# What you need to do
Retype word for word the lines lying between the line containing "Output the Python" and the line containing "import numpy as np", together with those two lines themselves, and nothing besides.

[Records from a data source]
--- Start ---
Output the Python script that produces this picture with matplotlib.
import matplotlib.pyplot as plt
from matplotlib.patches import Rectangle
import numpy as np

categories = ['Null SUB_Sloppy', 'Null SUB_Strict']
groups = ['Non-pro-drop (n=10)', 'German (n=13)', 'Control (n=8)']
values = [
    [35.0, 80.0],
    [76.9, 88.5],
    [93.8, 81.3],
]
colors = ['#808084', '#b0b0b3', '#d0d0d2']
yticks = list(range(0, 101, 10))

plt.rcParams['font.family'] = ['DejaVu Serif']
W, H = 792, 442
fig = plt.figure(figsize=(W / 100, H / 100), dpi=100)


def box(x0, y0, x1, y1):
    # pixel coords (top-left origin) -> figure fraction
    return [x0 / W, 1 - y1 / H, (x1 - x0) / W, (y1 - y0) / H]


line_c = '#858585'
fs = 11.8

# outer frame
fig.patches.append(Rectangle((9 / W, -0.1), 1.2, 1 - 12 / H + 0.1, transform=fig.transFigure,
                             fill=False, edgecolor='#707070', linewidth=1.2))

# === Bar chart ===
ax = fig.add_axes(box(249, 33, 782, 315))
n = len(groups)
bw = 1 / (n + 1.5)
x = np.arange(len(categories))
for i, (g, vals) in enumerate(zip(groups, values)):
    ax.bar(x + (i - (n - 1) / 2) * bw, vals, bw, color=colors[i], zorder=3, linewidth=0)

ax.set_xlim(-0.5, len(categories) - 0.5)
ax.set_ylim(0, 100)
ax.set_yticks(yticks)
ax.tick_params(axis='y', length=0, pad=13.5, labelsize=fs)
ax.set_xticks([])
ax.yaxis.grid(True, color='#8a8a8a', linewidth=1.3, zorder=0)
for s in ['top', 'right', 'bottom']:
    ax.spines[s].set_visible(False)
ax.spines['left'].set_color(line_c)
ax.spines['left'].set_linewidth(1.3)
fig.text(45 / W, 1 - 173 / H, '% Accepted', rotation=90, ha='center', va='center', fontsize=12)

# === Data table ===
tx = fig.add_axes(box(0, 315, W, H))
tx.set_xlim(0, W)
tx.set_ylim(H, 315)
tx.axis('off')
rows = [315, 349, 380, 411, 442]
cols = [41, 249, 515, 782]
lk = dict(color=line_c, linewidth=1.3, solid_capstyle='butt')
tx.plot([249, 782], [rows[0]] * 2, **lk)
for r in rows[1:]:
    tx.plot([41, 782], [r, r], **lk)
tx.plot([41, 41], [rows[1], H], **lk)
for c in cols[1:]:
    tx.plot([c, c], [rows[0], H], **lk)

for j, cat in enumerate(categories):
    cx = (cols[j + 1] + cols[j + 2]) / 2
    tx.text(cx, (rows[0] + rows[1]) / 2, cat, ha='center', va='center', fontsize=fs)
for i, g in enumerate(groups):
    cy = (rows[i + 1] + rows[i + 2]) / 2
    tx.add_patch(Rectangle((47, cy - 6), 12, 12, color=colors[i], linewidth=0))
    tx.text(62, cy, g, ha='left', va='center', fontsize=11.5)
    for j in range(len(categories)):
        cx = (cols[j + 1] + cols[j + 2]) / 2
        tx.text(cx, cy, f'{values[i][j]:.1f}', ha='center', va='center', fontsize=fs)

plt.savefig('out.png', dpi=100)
--- End ---
--- Start ---
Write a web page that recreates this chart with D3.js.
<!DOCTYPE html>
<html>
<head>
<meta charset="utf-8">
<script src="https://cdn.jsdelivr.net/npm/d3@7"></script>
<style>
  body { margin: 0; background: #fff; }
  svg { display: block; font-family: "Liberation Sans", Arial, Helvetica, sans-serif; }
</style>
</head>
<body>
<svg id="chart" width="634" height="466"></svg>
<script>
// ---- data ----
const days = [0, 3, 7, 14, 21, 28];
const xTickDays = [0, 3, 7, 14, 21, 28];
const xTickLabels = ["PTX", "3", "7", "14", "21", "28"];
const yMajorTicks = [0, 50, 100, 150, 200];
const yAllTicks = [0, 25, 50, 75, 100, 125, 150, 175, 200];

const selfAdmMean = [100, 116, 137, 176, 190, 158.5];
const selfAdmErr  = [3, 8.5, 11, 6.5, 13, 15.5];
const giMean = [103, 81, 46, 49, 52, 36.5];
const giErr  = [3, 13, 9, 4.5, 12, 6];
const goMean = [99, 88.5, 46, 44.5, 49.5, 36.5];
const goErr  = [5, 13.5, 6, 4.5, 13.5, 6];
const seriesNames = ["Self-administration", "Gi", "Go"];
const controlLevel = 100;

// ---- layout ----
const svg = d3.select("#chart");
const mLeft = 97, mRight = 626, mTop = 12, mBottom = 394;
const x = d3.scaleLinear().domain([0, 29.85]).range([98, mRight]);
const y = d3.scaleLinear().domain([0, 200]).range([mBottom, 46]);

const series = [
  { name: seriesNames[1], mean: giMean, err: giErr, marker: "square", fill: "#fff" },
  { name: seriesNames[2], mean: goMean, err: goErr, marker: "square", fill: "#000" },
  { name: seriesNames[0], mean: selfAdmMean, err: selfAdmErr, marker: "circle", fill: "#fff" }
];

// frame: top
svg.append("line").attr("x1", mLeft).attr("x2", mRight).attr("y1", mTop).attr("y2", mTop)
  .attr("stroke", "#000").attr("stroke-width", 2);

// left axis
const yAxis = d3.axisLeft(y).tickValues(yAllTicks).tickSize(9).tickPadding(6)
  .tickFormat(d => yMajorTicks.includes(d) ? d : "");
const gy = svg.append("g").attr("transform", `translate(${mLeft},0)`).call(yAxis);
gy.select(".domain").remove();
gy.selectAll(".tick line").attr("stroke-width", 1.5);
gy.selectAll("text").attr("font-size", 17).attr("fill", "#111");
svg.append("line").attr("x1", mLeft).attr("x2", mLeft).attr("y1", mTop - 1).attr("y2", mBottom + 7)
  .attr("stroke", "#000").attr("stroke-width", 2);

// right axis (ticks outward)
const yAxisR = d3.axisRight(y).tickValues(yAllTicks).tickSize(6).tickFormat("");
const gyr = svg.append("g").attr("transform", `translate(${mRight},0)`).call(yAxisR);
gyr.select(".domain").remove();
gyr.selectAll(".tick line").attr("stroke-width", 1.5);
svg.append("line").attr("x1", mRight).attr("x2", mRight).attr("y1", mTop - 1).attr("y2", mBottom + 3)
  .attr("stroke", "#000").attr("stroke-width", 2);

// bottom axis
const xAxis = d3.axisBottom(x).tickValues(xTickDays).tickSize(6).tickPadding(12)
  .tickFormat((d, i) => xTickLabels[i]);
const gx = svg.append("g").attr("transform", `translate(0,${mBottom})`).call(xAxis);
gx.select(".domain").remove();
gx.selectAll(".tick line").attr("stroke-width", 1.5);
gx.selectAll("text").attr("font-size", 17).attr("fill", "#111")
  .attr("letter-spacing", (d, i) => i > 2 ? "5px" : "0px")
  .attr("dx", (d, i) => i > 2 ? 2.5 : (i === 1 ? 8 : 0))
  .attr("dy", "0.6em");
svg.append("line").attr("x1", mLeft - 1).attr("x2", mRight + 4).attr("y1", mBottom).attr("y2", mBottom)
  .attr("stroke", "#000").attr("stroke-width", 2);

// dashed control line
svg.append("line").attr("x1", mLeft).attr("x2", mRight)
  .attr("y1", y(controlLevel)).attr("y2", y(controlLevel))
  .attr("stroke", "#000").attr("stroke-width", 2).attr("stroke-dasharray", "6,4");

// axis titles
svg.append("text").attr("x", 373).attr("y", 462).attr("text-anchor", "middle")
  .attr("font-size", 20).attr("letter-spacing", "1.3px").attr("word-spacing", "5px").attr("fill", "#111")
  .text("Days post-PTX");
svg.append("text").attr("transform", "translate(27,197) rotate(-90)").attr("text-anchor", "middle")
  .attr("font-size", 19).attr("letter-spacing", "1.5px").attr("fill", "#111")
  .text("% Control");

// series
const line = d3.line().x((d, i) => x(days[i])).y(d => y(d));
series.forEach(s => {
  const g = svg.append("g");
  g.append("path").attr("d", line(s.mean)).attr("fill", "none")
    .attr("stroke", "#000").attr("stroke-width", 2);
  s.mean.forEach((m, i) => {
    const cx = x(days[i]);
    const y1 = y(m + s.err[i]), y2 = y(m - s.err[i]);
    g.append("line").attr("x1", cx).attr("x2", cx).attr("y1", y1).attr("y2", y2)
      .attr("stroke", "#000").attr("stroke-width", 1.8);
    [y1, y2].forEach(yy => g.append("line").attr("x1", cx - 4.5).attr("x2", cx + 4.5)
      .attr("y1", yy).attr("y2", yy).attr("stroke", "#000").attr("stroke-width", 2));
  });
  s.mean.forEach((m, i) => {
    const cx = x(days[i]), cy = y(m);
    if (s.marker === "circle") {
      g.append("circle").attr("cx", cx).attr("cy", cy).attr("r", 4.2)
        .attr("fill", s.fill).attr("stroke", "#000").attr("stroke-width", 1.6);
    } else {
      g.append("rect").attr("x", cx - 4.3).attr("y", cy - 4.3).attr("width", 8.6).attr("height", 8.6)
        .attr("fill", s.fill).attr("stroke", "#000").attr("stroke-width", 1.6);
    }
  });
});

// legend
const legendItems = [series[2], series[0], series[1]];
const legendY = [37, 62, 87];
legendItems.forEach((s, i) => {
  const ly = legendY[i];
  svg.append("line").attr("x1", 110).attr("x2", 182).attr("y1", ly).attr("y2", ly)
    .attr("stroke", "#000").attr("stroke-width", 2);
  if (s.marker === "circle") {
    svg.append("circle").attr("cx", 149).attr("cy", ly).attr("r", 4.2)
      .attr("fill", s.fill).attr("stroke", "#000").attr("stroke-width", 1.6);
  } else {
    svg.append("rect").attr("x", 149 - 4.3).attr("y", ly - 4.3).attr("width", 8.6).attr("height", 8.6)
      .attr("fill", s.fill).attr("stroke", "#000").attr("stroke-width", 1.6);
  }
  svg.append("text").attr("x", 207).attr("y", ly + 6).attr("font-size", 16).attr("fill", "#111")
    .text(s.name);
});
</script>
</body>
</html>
--- End ---
# Exercise solution
Output the Python script that produces this picture with matplotlib.
import matplotlib.pyplot as plt
from matplotlib.patches import Rectangle
import numpy as np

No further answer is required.